Vegetable supplier Lincolnshire Field Products (LFP) has been ordered to pay more than £200,000 in fines and costs after a farm manager was killed by a forklift truck.

Peter Barney, 58, was walking from his car across the yard at Middle Farm in Moulton Seas End when he was struck on 31 October, 2010.

LFP, of Wool Hall Farm, Spalding, was fined a total of £165,000 and ordered to pay £39,500 in costs after pleading guilty to two breaches of the Health and Safety at Work Act 1974.

An investigation found the company did not have effective measures in place to allow vehicles and pedestrians to move around the site safely.

Lincoln Crown Court heard that Barney, who had worked for the firm for 38 years, was making his way to a potato grading shed when he crossed the path of a forklift being driven by a farm employee. He died at the scene of the incident after being crushed by the vehicle.

Safety consultants had carried out a risk assessment in 2003, which highlighted the need for pedestrians and vehicles to be segregated, but the firm did not fully implement these findings.

Workers were allowed to park their cars in areas of the site, which meant they walked across the path of workplace vehicles when walking to their cars. Some workers used the same entrance to the grading shed as the forklift trucks.

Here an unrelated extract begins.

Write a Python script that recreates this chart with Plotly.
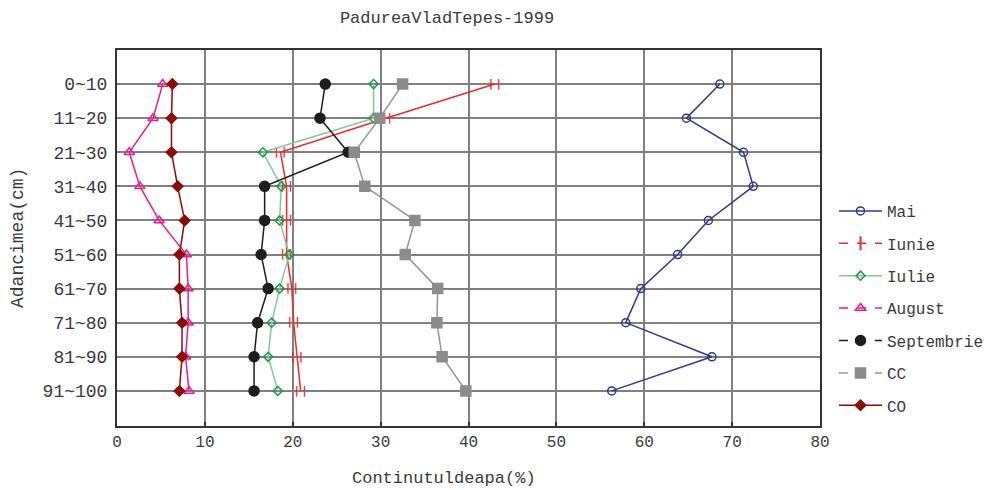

HSE inspector Neil Ward said Barney would still be alive today if LFP had taken effective steps to keep employers safe.

He said: “Employees on foot were using the same doorway as the forklift truck, which meant there was a significant risk of them being struck.

“The company should have managed the yard so that people and vehicles were not sharing the same space. Sadly, Mr Barney lost his life because this simple procedure wasn’t in place.”

HSE figures show that agriculture has one of the worst fatal accident incidences of any major employment sector, and the worst among the major industrial sectors including construction.

Agriculture is responsible for between 15 and 20 per cent of fatalities to workers each year.

In the ten-year period from 1999 to 2009 a total of 436 people were killed as a result of agricultural work activities, an average of 43 each year, or almost one per week.

Transport, or being run over or crushed by vehicles, was responsible for 26 per cent of agricultural fatalities between 1999 and 2009.

Other causes included falling from a height, struck by falling objects, drowning and livestock-related fatalities.